Several communal riots (only major riots got national attention) that happened during SP regime cement this belief. Whenever I spoke to Muslim victims of communal riots, they complained how methodically state agencies like police and revenue administration took a biased position. “It’s very tough to differentiate whether it’s the BJP or SP government in UP,” some communal riot victims had told me at Delhi’s protest district, Jantar Mantar.
However, the rudest shock was the recent FIR filed against the kin of Mohammad Akhlaq Saifi. The 52 year old was murdered by a militant Hindu mob for allegedly consuming and storing beef.
An FIR was filed after a local court ordered to register a case using provisions of the Uttar Pradesh Cow Protection Act, 1955. The court relied on a report by a forensic lab in Mathura that said that the meat sample was “cow or its progeny”.
Sources close to the ruling party’s top brass justify the FIR by arguing that technically there was no other option for the state government once there is a court order. But how valid is their ‘technical’ reason?
It’s well documented that the role of revenue administration and police is extremely important to ensure justice to victims of communal riots in India.
For instance, the inaction of the administration and police during the 2002 Gujarat riots led to the loss of many lives. The alleged complicity of the state machinery helped destruction of incriminating evidence that would have supported prosecution was destroyed.
On the other hand, evidence were fabricated in favour of many of the accused. It would be illogical to expect a sensitive approach from the government, which was led by then chief minister Narendra Modi.
But what about the Samajwadi Party government in UP, whose supremo is often referred as “Maulana Mulayam” for “espousing the cause of Muslims”? Akhlaq’s family members have alleged that the meat sample that was sent to the forensic lab was not seized from their house but was picked up from the road where the Hindu activists had gathered on that fateful night in September 2015.
If this is true, why are the victim’s kin being framed in this case?
Trying to find answers to these questions will definitely lead us to the upcoming UP Assembly polls. Prime Minister Narendra Modi’s BJP is shrewdly deploying a lethal mix of neo-liberal developmentalism and the Hindutva card to capture power in the politically crucial state.
The Hindu nationalist party calculates that a win in UP would eventually help it consolidate power in Delhi. The country’s most populous state sends 80 lawmakers to the parliament.
A close look at the SP government’s manner of dealing Dadri murder clearly reveals that the party of “Maulana Mulayam” is eager to please the constituency of “Hindu Hridaya Samrat” by appeasing the saffron brigade.
In fact, Mulayam Singh himself had given hints about SP’s political tactics when he recently expressed regret for firing at karsevaks.

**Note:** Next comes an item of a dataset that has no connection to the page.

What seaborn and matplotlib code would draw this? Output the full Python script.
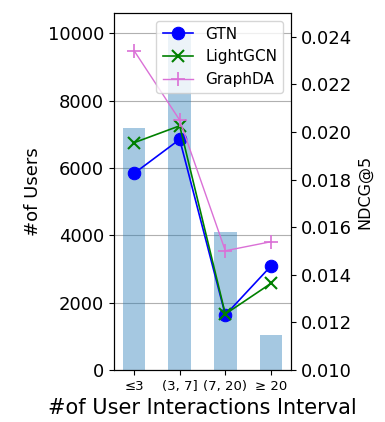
import numpy as np
import pandas as pd
import matplotlib
matplotlib.use("Agg")
import matplotlib.pyplot as plt
import seaborn as sns

categories = ["≤3", "(3, 7]", "(7, 20)", "≥ 20"]
num_users = [7180, 10000, 4100, 1040]
gtn = [0.01826, 0.01969, 0.01231, 0.01437]
lightgcn = [0.01955, 0.02026, 0.01235, 0.01364]
graphda = [0.02342, 0.02050, 0.01501, 0.01539]

plt.rcParams['font.family'] = ['DejaVu Sans']

fig = plt.figure(figsize=(3.85, 4.22), dpi=100)
ax = fig.add_axes([0.296, 0.1232, 0.46, 0.8460])

df_bar = pd.DataFrame({"cat": categories, "users": num_users})
sns.barplot(data=df_bar, x="cat", y="users", ax=ax, color="tab:blue",
            alpha=0.4, width=0.5, saturation=1)
ax.set_axisbelow(True)
ax.grid(True, axis="y", color="#b0b0b0", linewidth=0.8)
ax.set_ylim(0, 10600)
ax.set_xlim(-0.44, 3.44)
ax.set_ylabel("#of Users", fontsize=13)
ax.set_xlabel("#of User Interactions Interval", fontsize=15)
ax.tick_params(axis="y", labelsize=13)
ax.tick_params(axis="x", labelsize=9.5)
ax.set_yticks([0, 2000, 4000, 6000, 8000, 10000])

ax2 = ax.twinx()
pos = np.arange(len(categories))
sns.lineplot(x=pos, y=gtn, ax=ax2, color="blue", marker="o", markersize=9,
             markeredgecolor="blue", linewidth=1.2, label="GTN")
sns.lineplot(x=pos, y=lightgcn, ax=ax2, color="green", marker="x", markersize=8,
             markeredgecolor="green", markeredgewidth=1.5, linewidth=1.2, label="LightGCN")
sns.lineplot(x=pos, y=graphda, ax=ax2, color="orchid", marker="+", markersize=10,
             markeredgecolor="orchid", markeredgewidth=1.2, linewidth=1.0, label="GraphDA")
ax2.set_ylim(0.010, 0.025)
ticks_r = [0.010, 0.012, 0.014, 0.016, 0.018, 0.020, 0.022, 0.024]
ax2.set_yticks(ticks_r)
ax2.set_yticklabels([f"{v:.3f}" for v in ticks_r])
ax2.tick_params(axis="y", labelsize=13)
ax2.set_ylabel("NDCG@5", fontsize=11.5)
ax2.set_xlim(-0.44, 3.44)
ax2.legend(loc="upper right", fontsize=11, markerscale=1.0)

fig.savefig("out.png", dpi=100)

The UP police had fired at Hindu zealots who were marching to Ayodhya to demolish the 16 century Babri Masjid.
Mulayam made this statement at a function to commemorate the birth anniversary of socialist ideologue Karpoori Thakur.
His statement was followed by carefully crafted statements on cow protection by Shivpal Singh Yadav, Mulayam’s younger brother and a powerful minister in the government headed by his son Akhilesh Yadav.
Very significantly, Mulayam himself raised the issue of cow slaughter in Parliament this May. “It is an important matter… people steal cows, cut them and sell it in the US… the number is falling,” Mulayam had said in the Lok Sabha.
All these statements indicate that his Samajwadi Party is trying to compete with the BJP by playing Hindutva…but can you beat your enemy at enemy’s own turf in a game where all rules are decided by your enemy?